Bon-a-tirer est une revue littéraire diffusant en ligne, en version intégrale des textes courts originaux et inédits écrits spécialement pour le Web par des écrivains actuels principalement de langue française.






 
COMMENT ÊTRE BOURREAU D'ENFANTS?

Ma fille Christine a douze ans.
   Elle est venue passer ses vacances de Pâques auprès de moi et, comme je suis privée d'elle une bonne partie de l'année, je profite des moindres minutes de son temps pour combler la faim que j'ai de sa présence. Je ne la quitte pour ainsi dire pas des yeux, je la lis ou plutôt je la dévore comme on dévore une œuvre dont on pressent les richesses.

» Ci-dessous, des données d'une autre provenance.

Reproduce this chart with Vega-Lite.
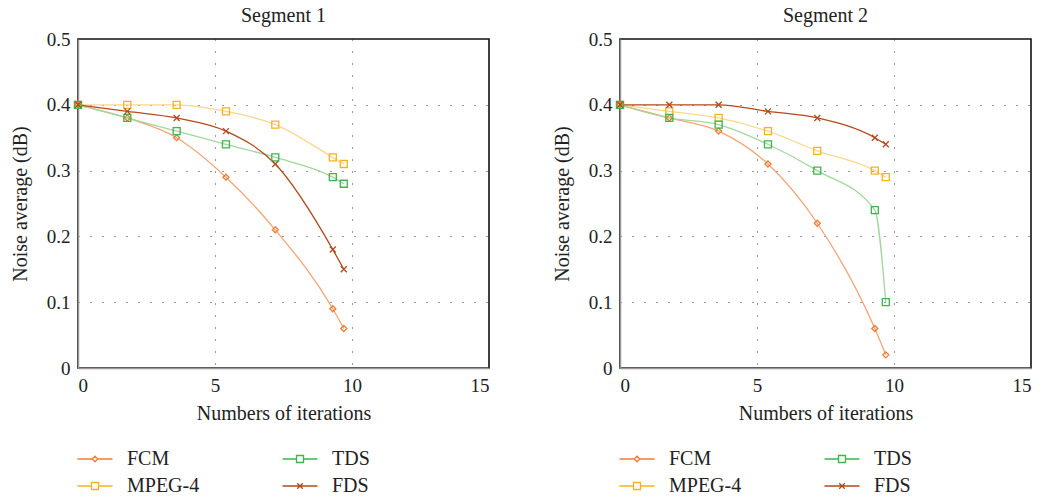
{
  "$schema": "https://vega.github.io/schema/vega-lite/v6.json",
  "background": "white",
  "padding": {"left": 9, "top": 5, "right": 5, "bottom": 5},
  "config": {
    "font": "Liberation Serif",
    "view": {"stroke": "#111111", "strokeWidth": 1.6},
    "title": {"fontSize": 20, "fontWeight": "normal", "color": "#222222", "offset": 4},
    "axis": {
      "domainColor": "#999999", "domainWidth": 1.5, "ticks": false,
      "labelFontSize": 19, "labelColor": "#222222", "labelPadding": 8,
      "titleFontSize": 20, "titleFontWeight": "normal", "titleColor": "#222222",
      "gridColor": "#333333", "gridDash": [1, 11], "gridWidth": 1, "zindex": 1
    },
    "axisX": {"titlePadding": 8},
    "axisY": {"titlePadding": 16},
    "legend": {
      "labelFontSize": 20, "labelColor": "#222222", "symbolSize": 49,
      "symbolStrokeWidth": 1.3, "labelOffset": 22, "columnPadding": 79, "rowPadding": 7
    },
    "concat": {"spacing": 61}
  },
  "data": {"values": [
    {"s": "Segment 1", "k": "FCM", "x": 0, "y": 0.4},
    {"s": "Segment 1", "k": "FCM", "x": 1.8, "y": 0.38},
    {"s": "Segment 1", "k": "FCM", "x": 3.6, "y": 0.35},
    {"s": "Segment 1", "k": "FCM", "x": 5.4, "y": 0.29},
    {"s": "Segment 1", "k": "FCM", "x": 7.2, "y": 0.21},
    {"s": "Segment 1", "k": "FCM", "x": 9.3, "y": 0.09},
    {"s": "Segment 1", "k": "FCM", "x": 9.7, "y": 0.06},
    {"s": "Segment 1", "k": "MPEG-4", "x": 0, "y": 0.4},
    {"s": "Segment 1", "k": "MPEG-4", "x": 1.8, "y": 0.4},
    {"s": "Segment 1", "k": "MPEG-4", "x": 3.6, "y": 0.4},
    {"s": "Segment 1", "k": "MPEG-4", "x": 5.4, "y": 0.39},
    {"s": "Segment 1", "k": "MPEG-4", "x": 7.2, "y": 0.37},
    {"s": "Segment 1", "k": "MPEG-4", "x": 9.3, "y": 0.32},
    {"s": "Segment 1", "k": "MPEG-4", "x": 9.7, "y": 0.31},
    {"s": "Segment 1", "k": "TDS", "x": 0, "y": 0.4},
    {"s": "Segment 1", "k": "TDS", "x": 1.8, "y": 0.38},
    {"s": "Segment 1", "k": "TDS", "x": 3.6, "y": 0.36},
    {"s": "Segment 1", "k": "TDS", "x": 5.4, "y": 0.34},
    {"s": "Segment 1", "k": "TDS", "x": 7.2, "y": 0.32},
    {"s": "Segment 1", "k": "TDS", "x": 9.3, "y": 0.29},
    {"s": "Segment 1", "k": "TDS", "x": 9.7, "y": 0.28},
    {"s": "Segment 1", "k": "FDS", "x": 0, "y": 0.4},
    {"s": "Segment 1", "k": "FDS", "x": 1.8, "y": 0.39},
    {"s": "Segment 1", "k": "FDS", "x": 3.6, "y": 0.38},
    {"s": "Segment 1", "k": "FDS", "x": 5.4, "y": 0.36},
    {"s": "Segment 1", "k": "FDS", "x": 7.2, "y": 0.31},
    {"s": "Segment 1", "k": "FDS", "x": 9.3, "y": 0.18},
    {"s": "Segment 1", "k": "FDS", "x": 9.7, "y": 0.15},
    {"s": "Segment 2", "k": "FCM", "x": 0, "y": 0.4},
    {"s": "Segment 2", "k": "FCM", "x": 1.8, "y": 0.38},
    {"s": "Segment 2", "k": "FCM", "x": 3.6, "y": 0.36},
    {"s": "Segment 2", "k": "FCM", "x": 5.4, "y": 0.31},
    {"s": "Segment 2", "k": "FCM", "x": 7.2, "y": 0.22},
    {"s": "Segment 2", "k": "FCM", "x": 9.3, "y": 0.06},
    {"s": "Segment 2", "k": "FCM", "x": 9.7, "y": 0.02},
    {"s": "Segment 2", "k": "MPEG-4", "x": 0, "y": 0.4},
    {"s": "Segment 2", "k": "MPEG-4", "x": 1.8, "y": 0.39},
    {"s": "Segment 2", "k": "MPEG-4", "x": 3.6, "y": 0.38},
    {"s": "Segment 2", "k": "MPEG-4", "x": 5.4, "y": 0.36},
    {"s": "Segment 2", "k": "MPEG-4", "x": 7.2, "y": 0.33},
    {"s": "Segment 2", "k": "MPEG-4", "x": 9.3, "y": 0.3},
    {"s": "Segment 2", "k": "MPEG-4", "x": 9.7, "y": 0.29},
    {"s": "Segment 2", "k": "TDS", "x": 0, "y": 0.4},
    {"s": "Segment 2", "k": "TDS", "x": 1.8, "y": 0.38},
    {"s": "Segment 2", "k": "TDS", "x": 3.6, "y": 0.37},
    {"s": "Segment 2", "k": "TDS", "x": 5.4, "y": 0.34},
    {"s": "Segment 2", "k": "TDS", "x": 7.2, "y": 0.3},
    {"s": "Segment 2", "k": "TDS", "x": 9.3, "y": 0.24},
    {"s": "Segment 2", "k": "TDS", "x": 9.7, "y": 0.1},
    {"s": "Segment 2", "k": "FDS", "x": 0, "y": 0.4},
    {"s": "Segment 2", "k": "FDS", "x": 1.8, "y": 0.4},
    {"s": "Segment 2", "k": "FDS", "x": 3.6, "y": 0.4},
    {"s": "Segment 2", "k": "FDS", "x": 5.4, "y": 0.39},
    {"s": "Segment 2", "k": "FDS", "x": 7.2, "y": 0.38},
    {"s": "Segment 2", "k": "FDS", "x": 9.3, "y": 0.35},
    {"s": "Segment 2", "k": "FDS", "x": 9.7, "y": 0.34}
  ]},
  "resolve": {"scale": {"color": "independent", "shape": "independent"}},
  "hconcat": [
    {
      "title": "Segment 1",
      "width": 411, "height": 329,
      "transform": [{"filter": "datum.s == 'Segment 1'"}],
      "encoding": {
        "x": {"field": "x", "type": "quantitative", "scale": {"domain": [0, 15], "nice": false},
          "axis": {"values": [0, 5, 10, 15], "title": "Numbers of iterations",
            "gridOpacity": {"condition": {"test": "datum.value == 0 || datum.value == 15", "value": 0}, "value": 1}}},
        "y": {"field": "y", "type": "quantitative", "scale": {"domain": [0, 0.5], "nice": false},
          "axis": {"values": [0, 0.1, 0.2, 0.3, 0.4, 0.5], "format": "~g", "title": "Noise average (dB)",
            "gridOpacity": {"condition": {"test": "datum.value < 0.05 || datum.value > 0.45", "value": 0}, "value": 1}}}
      },
      "layer": [
        {"mark": {"type": "line", "interpolate": "monotone", "strokeWidth": 1.3},
          "encoding": {"stroke": {"field": "k", "type": "nominal", "legend": null,
            "scale": {"domain": ["FCM", "MPEG-4", "TDS", "FDS"], "range": ["#F6A474", "#FFD68C", "#A3D79F", "#B34A1C"]}}}},
        {"transform": [{"filter": "datum.k == 'FCM'"}],
          "mark": {"type": "point", "filled": false, "strokeWidth": 1.3, "size": 36, "opacity": 1, "shape": "M0,-1L1,0L0,1L-1,0Z"},
          "encoding": {"color": {"field": "k", "type": "nominal",
            "scale": {"domain": ["FCM", "MPEG-4", "TDS", "FDS"], "range": ["#EE7D36", "#F7B21F", "#3DB54A", "#B34A1C"]}}}},
        {"transform": [{"filter": "datum.k == 'MPEG-4' || datum.k == 'TDS'"}],
          "mark": {"type": "point", "filled": false, "strokeWidth": 1.3, "size": 49, "opacity": 1, "shape": "M-1,-1H1V1H-1Z"},
          "encoding": {"color": {"field": "k", "type": "nominal"}}},
        {"transform": [{"filter": "datum.k == 'FDS'"}],
          "mark": {"type": "point", "filled": false, "strokeWidth": 1.3, "size": 36, "opacity": 1, "shape": "M-1,-1L1,1M-1,1L1,-1"},
          "encoding": {"color": {"field": "k", "type": "nominal"}}},
        {"transform": [{"filter": "false"}],
          "mark": {"type": "point", "filled": false, "strokeWidth": 1.3, "size": 49, "opacity": 1},
          "encoding": {
            "color": {"field": "k", "type": "nominal",
              "legend": {"title": null, "orient": "none", "legendX": 7, "legendY": 410, "columns": 2}},
            "shape": {"field": "k", "type": "nominal",
              "scale": {"domain": ["FCM", "MPEG-4", "TDS", "FDS"], "range": ["M-5,0H-0.8M0.8,0H5M0,-0.8L0.8,0L0,0.8L-0.8,0Z", "M-5,0H-1M1,0H5M-1,-1H1V1H-1Z", "M-5,0H-1M1,0H5M-1,-1H1V1H-1Z", "M-5,0H5M-0.8,-0.8L0.8,0.8M-0.8,0.8L0.8,-0.8"]},
              "legend": {"title": null, "orient": "none", "legendX": 7, "legendY": 410, "columns": 2}}
          }}
      ]
    },
    {
      "title": "Segment 2",
      "width": 411, "height": 329,
      "transform": [{"filter": "datum.s == 'Segment 2'"}],
      "encoding": {
        "x": {"field": "x", "type": "quantitative", "scale": {"domain": [0, 15], "nice": false},
          "axis": {"values": [0, 5, 10, 15], "title": "Numbers of iterations",
            "gridOpacity": {"condition": {"test": "datum.value == 0 || datum.value == 15", "value": 0}, "value": 1}}},
        "y": {"field": "y", "type": "quantitative", "scale": {"domain": [0, 0.5], "nice": false},
          "axis": {"values": [0, 0.1, 0.2, 0.3, 0.4, 0.5], "format": "~g", "title": "Noise average (dB)",
            "gridOpacity": {"condition": {"test": "datum.value < 0.05 || datum.value > 0.45", "value": 0}, "value": 1}}}
      },
      "layer": [
        {"mark": {"type": "line", "interpolate": "monotone", "strokeWidth": 1.3},
          "encoding": {"stroke": {"field": "k", "type": "nominal", "legend": null,
            "scale": {"domain": ["FCM", "MPEG-4", "TDS", "FDS"], "range": ["#F6A474", "#FFD68C", "#A3D79F", "#B34A1C"]}}}},
        {"transform": [{"filter": "datum.k == 'FCM'"}],
          "mark": {"type": "point", "filled": false, "strokeWidth": 1.3, "size": 36, "opacity": 1, "shape": "M0,-1L1,0L0,1L-1,0Z"},
          "encoding": {"color": {"field": "k", "type": "nominal",
            "scale": {"domain": ["FCM", "MPEG-4", "TDS", "FDS"], "range": ["#EE7D36", "#F7B21F", "#3DB54A", "#B34A1C"]}}}},
        {"transform": [{"filter": "datum.k == 'MPEG-4' || datum.k == 'TDS'"}],
          "mark": {"type": "point", "filled": false, "strokeWidth": 1.3, "size": 49, "opacity": 1, "shape": "M-1,-1H1V1H-1Z"},
          "encoding": {"color": {"field": "k", "type": "nominal"}}},
        {"transform": [{"filter": "datum.k == 'FDS'"}],
          "mark": {"type": "point", "filled": false, "strokeWidth": 1.3, "size": 36, "opacity": 1, "shape": "M-1,-1L1,1M-1,1L1,-1"},
          "encoding": {"color": {"field": "k", "type": "nominal"}}},
        {"transform": [{"filter": "false"}],
          "mark": {"type": "point", "filled": false, "strokeWidth": 1.3, "size": 49, "opacity": 1},
          "encoding": {
            "color": {"field": "k", "type": "nominal",
              "legend": {"title": null, "orient": "none", "legendX": 7, "legendY": 410, "columns": 2}},
            "shape": {"field": "k", "type": "nominal",
              "scale": {"domain": ["FCM", "MPEG-4", "TDS", "FDS"], "range": ["M-5,0H-0.8M0.8,0H5M0,-0.8L0.8,0L0,0.8L-0.8,0Z", "M-5,0H-1M1,0H5M-1,-1H1V1H-1Z", "M-5,0H-1M1,0H5M-1,-1H1V1H-1Z", "M-5,0H5M-0.8,-0.8L0.8,0.8M-0.8,0.8L0.8,-0.8"]},
              "legend": {"title": null, "orient": "none", "legendX": 7, "legendY": 410, "columns": 2}}
          }}
      ]
    }
  ]
}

C'est une belle petite fille, intelligente et passionnée, aussi nos rapports sont-ils toujours violents : bonheurs violents, fatigues violentes, tristesses ou calmes violents aussi. Je ne l'avais plus vue depuis un mois et j'ai découvert en elle une métamorphose extraordinaire : un petit buste encore tout grêle sur de solides jambes de poulain cavaleur, une maladresse incomparable de mouvements avec, à certaines minutes imprévisible, une poussée de grâce qui fait jaillir en moi une fontaine de sentiments divers, si mêlés qu'on ne peut les dissocier les uns des autres : amour, orgueil, crainte de l'avenir qui est déjà presque du présent, insatiable curiosité, et de plus, au plus profond, l'impression de se considérer soi-même dans un miroir. À propos de miroir, je la regarde se coiffer à la dérobée. Elle passe très doucement la brosse dans ses cheveux tout en parlant à son reflet.
   Je l'observe aussi quand elle commence sa toilette. Bientôt je m'écrie : «Tu fais exprès de perdre ton temps?» Et la voilà qui se cabre comme un petit cheval buté et elle me répond sur un ton de profonde surprise : « Mais je me dépêche!» Sa surprise est feinte ; en réalité elle me nargue, une lueur de défi au fond des yeux. Je connais, à ces moments-là, sa bouche à l'insolence étudiée. Quand je suis un peu énervée, j'ai envie de lui donner une taloche pour lui apprendre tout à la fois : l'obéissance, le respect, la rapidité et la souplesse, la bonne humeur. Il le faut parfois car, tout de même, nos enfants sont de curieux petits animaux à traiter avec douceur, bien entendu, mais aussi avec fermeté. Peut-être ai-je corrigé Christine deux ou trois fois depuis qu'elle est née — et quand je dis deux ou trois fois, je fais largement la part de mon autorité. Toutes les mamans me comprendront. Un corps d'enfant est une chose si belle, si respectable, que le fait de le frapper est non seulement un geste avilissant pour celui ou celle qui en use, mais un geste qui, personnellement, me rend très malheureuse.
   Pendant qu'elle évolue autour de moi avec une liberté si intime, une confiance si parfaite en moi, je songe à cette fillette de quatorze ans morte, le dimanche des Rameaux, sous le fouet d'un père sadique. Elle avait mis, pour préparer le repas, le tablier de sa mère, et le fou s'en est servi pour étouffer ses cris. Brusquement, mon imagination substitue le corps de ma fille au fantôme de la petite martyre ; j'évoque sa peau fraîche qui éclate sous les coups, sa bouche hurlante, son regard de bête traquée, ses forces qui décroissent. Le glissement du jeune corps vers l'ombre finale, lorsque la mort s'interpose entre le bourreau et sa victime… Et je souffre dans ma chair, jusqu'à ce que le calme revienne en moi, et que les images d'horreur s'éloignent.